*The exercise:*
Extract, in full, the lines below, beginning at the first and ending with the line that contains "from bokeh.resources import INLINE". Pictures do not belong in the copy.
===
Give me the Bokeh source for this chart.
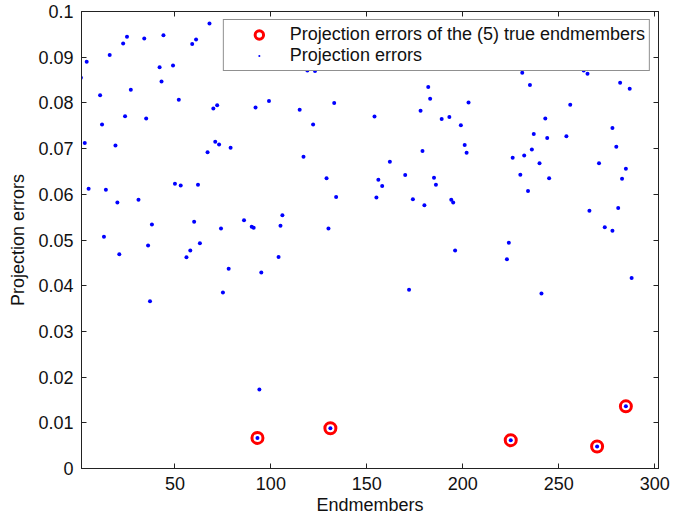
from bokeh.plotting import figure
from bokeh.models import (LinearAxis, FixedTicker, CustomJSTickFormatter, Range1d,
                          Legend, LegendItem)
from bokeh.embed import file_html
from bokeh.resources import INLINE

# ---- data ----
err_x = [1, 3, 4, 5, 11, 12, 13, 14, 16, 19, 20, 21, 23, 24, 25, 27, 31, 34, 35, 36,
         37, 38, 42, 43, 44, 49, 50, 52, 53, 56, 58, 59, 60, 61, 62, 63, 67, 68, 70, 71,
         72, 73, 74, 75, 78, 79, 86, 90, 91, 92, 93, 94, 95, 99, 104, 105, 106, 115, 117, 119,
         122, 123, 129, 130, 131, 133, 134, 154, 155, 156, 158, 162, 170, 172, 174, 178, 179, 180, 182, 183,
         185, 186, 189, 193, 194, 195, 196, 199, 201, 202, 203, 223, 224, 225, 226, 230, 231, 232, 234, 235,
         236, 237, 240, 241, 243, 244, 245, 254, 256, 263, 265, 266, 270, 271, 274, 278, 278, 280, 281, 282,
         283, 285, 285, 287, 288]
err_y = [0.0855, 0.0712, 0.0890, 0.0612, 0.0817, 0.0753, 0.0507, 0.0610, 0.0905, 0.0707,
         0.0582, 0.0469, 0.0930, 0.0771, 0.0945, 0.0829, 0.0588, 0.0941, 0.0766, 0.0488,
         0.0366, 0.0534, 0.0878, 0.0847, 0.0948, 0.0882, 0.0623, 0.0807, 0.0619, 0.0462,
         0.0477, 0.0929, 0.0540, 0.0939, 0.0621, 0.0493, 0.0692, 0.0974, 0.0788, 0.0715,
         0.0795, 0.0709, 0.0525, 0.0385, 0.0437, 0.0702, 0.0543, 0.0529, 0.0527, 0.0790,
         0.0067, 0.0173, 0.0429, 0.0804, 0.0463, 0.0531, 0.0554, 0.0785, 0.0682, 0.0871,
         0.0753, 0.0870, 0.0635, 0.0525, 0.0088, 0.0800, 0.0594, 0.0770, 0.0593, 0.0632,
         0.0618, 0.0671, 0.0642, 0.0391, 0.0589, 0.0783, 0.0695, 0.0576, 0.0835, 0.0809,
         0.0636, 0.0621, 0.0765, 0.0769, 0.0588, 0.0582, 0.0477, 0.0751, 0.0708, 0.0691,
         0.0801, 0.0458, 0.0494, 0.0062, 0.0680, 0.0643, 0.0866, 0.0685, 0.0607, 0.0839,
         0.0698, 0.0732, 0.0668, 0.0383, 0.0766, 0.0723, 0.0635, 0.0727, 0.0796, 0.0871,
         0.0864, 0.0564, 0.0048, 0.0668, 0.0528, 0.0745, 0.0520, 0.0704, 0.0570, 0.0844,
         0.0634, 0.0136, 0.0656, 0.0831, 0.0417]

true_x = [93, 131, 225, 270, 285]
true_y = [0.0067, 0.0088, 0.0062, 0.0048, 0.0136]

x_ticks = [50, 100, 150, 200, 250, 300]
y_ticks = [0, 0.01, 0.02, 0.03, 0.04, 0.05, 0.06, 0.07, 0.08, 0.09, 0.1]

FONT = "Liberation Sans"
FS = "18px"

p = figure(width=684, height=518, output_backend="svg", toolbar_location=None,
           x_range=Range1d(1.3, 302), y_range=Range1d(0, 0.1),
           min_border_left=81, min_border_right=26, min_border_top=11,
           min_border_bottom=50)
p.grid.visible = False
p.outline_line_color = "#222222"
p.outline_line_width = 1
p.background_fill_color = "white"
p.border_fill_color = "white"

fmt = CustomJSTickFormatter(code="return Number(tick.toFixed(3)).toString();")
blank = CustomJSTickFormatter(code="return '';")


def style(ax):
    ax.major_tick_in = 5
    ax.major_tick_out = 0
    ax.minor_tick_in = 0
    ax.minor_tick_out = 0
    ax.axis_line_color = "#222222"
    ax.major_tick_line_color = "#222222"
    ax.major_label_text_font = FONT
    ax.major_label_text_font_size = FS
    ax.major_label_text_color = "#111111"
    ax.axis_label_text_font = FONT
    ax.axis_label_text_font_size = FS
    ax.axis_label_text_font_style = "normal"
    ax.axis_label_text_color = "#111111"


xa = p.xaxis[0]
xa.ticker = FixedTicker(ticks=x_ticks)
xa.formatter = fmt
xa.axis_label = "Endmembers"
style(xa)
xa.major_label_standoff = 8
xa.axis_label_standoff = 2

ya = p.yaxis[0]
ya.ticker = FixedTicker(ticks=y_ticks)
ya.formatter = fmt
ya.axis_label = "Projection errors"
style(ya)
ya.major_label_standoff = 8
ya.axis_label_standoff = 7

ra = LinearAxis(ticker=FixedTicker(ticks=y_ticks), formatter=blank)
style(ra)
ra.major_label_standoff = 0
p.add_layout(ra, "right")

ta = LinearAxis(ticker=FixedTicker(ticks=x_ticks), formatter=blank)
style(ta)
ta.major_label_standoff = 0
p.add_layout(ta, "above")

red = p.scatter(true_x, true_y, marker="circle", size=11, fill_alpha=0,
                line_color="#ff0000", line_width=3)
blue = p.scatter(err_x, err_y, marker="dot", size=16, line_color="#0000ff",
                 fill_color="#0000ff")

legend = Legend(items=[
    LegendItem(label="Projection errors of the (5) true endmembers", renderers=[red]),
    LegendItem(label="Projection errors", renderers=[blue]),
], location="top_right")
legend.label_text_font = FONT
legend.label_text_font_size = FS
legend.label_text_color = "#111111"
legend.border_line_color = "#222222"
legend.border_line_width = 1
legend.background_fill_alpha = 1
legend.padding = 4
legend.spacing = 0
legend.margin = 8
legend.glyph_width = 62
legend.glyph_height = 21
legend.label_standoff = 0
legend.label_height = 20
p.add_layout(legend)

open("out.html", "w").write(file_html(p, INLINE))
===
*Exercise output:*
Give me the Bokeh source for this chart.
from bokeh.plotting import figure
from bokeh.models import (LinearAxis, FixedTicker, CustomJSTickFormatter, Range1d,
                          Legend, LegendItem)
from bokeh.embed import file_html
from bokeh.resources import INLINE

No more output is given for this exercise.